RELATIONS: Many to many

Many to many type relations are also very common in applications. However many to many relations are not explicitly supported in most RDBMS.

A very common solution to this problem is to use “cross-tables”. So we have to use an additional join table to achieve the result we need. This is an example of where typeorm shines because it abstracts away these cross-join table(s) for us.

Consider if we want to add emergency contacts to our pet system. Emergency contacts like vets might be shared by many pets, pets might have multiple emergency contacts in a family. And animals will very likely have multiple vets as options.

If we were modelling this in a relationship diagram it would look like

The “crows foot” indicates many in an ERD diagram. However the database columns for Ids can only contain one number so the actual implementation for this will be different.

We must use a third table to store the many-to-many relation in RDBMS.

See this implementation diagram for example

If we wanted to add these relationships in typeorm we would add a @JoinTable() decorator.

// note - other properties are removed in this code snippet

// on one side of the relationship
@Entity()
export class Pet {
  @ManyToMany(
    () => EmergencyContact,
    (emergencyContact) => emergencyContact.pets
  )
  emergencyContacts!: EmergencyContact[]
}

// the other side
@Entity()
export class Vet {
  @ManyToMany(() => Pet, (pet) => pet.emergencyContacts)
  @JoinTable({
    name: 'emergency_contact_pet',
    joinColumn: { name: 'petId', referencedColumnName: 'id' },
    inverseJoinColumn: { name: 'vetId', referencedColumnName: 'id' },
  })
  pets!: Pet[]
}

When saving many-to-many entities you should save the items on both sides first as required, then set the relation using an array like a one to many relationship.

Saving relations

To save relations you must first create and save the entities on each side of the relation.

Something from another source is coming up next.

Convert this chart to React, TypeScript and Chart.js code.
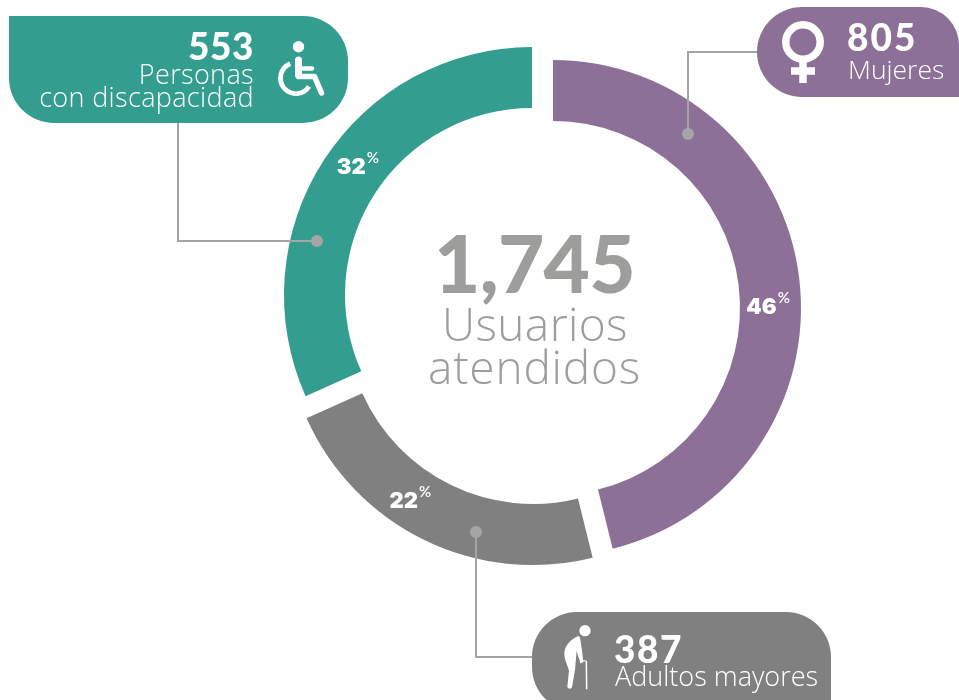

Then you assign the entity to relevant properties and save the relation.

// create some pets
const mikeCatProfile = petProfileRepository.create({
  isHouseTrained: false,
  name: 'mikes cat',
  type: 'cat',
  breed: 'shorthair',
  instagramUrl: 'someurl',
})
const mikeDogProfile = petProfileRepository.create({
  isHouseTrained: true,
  name: 'mikes doggo',
  type: 'dog',
  breed: 'pom',
})
await petProfileRepository.save([mikeCatProfile, mikeDogProfile])

// create and save a new pet owner
const mikePetOwner = petOwnerRepository.create()
mikePetOwner.name = mikeName
mikePetOwner.address = 'some address'
mikePetOwner.homePhone = '12345'
mikePetOwner.mobile = '54321'

await petOwnerRepository.save(mikePetOwner)

// save the pets
const mikePets = petRepository.create([
  { owner: mikePetOwner, profile: mikeDogProfile },
  { owner: mikePetOwner, profile: mikeCatProfile },
])

const result = await petRepository.save(mikePets)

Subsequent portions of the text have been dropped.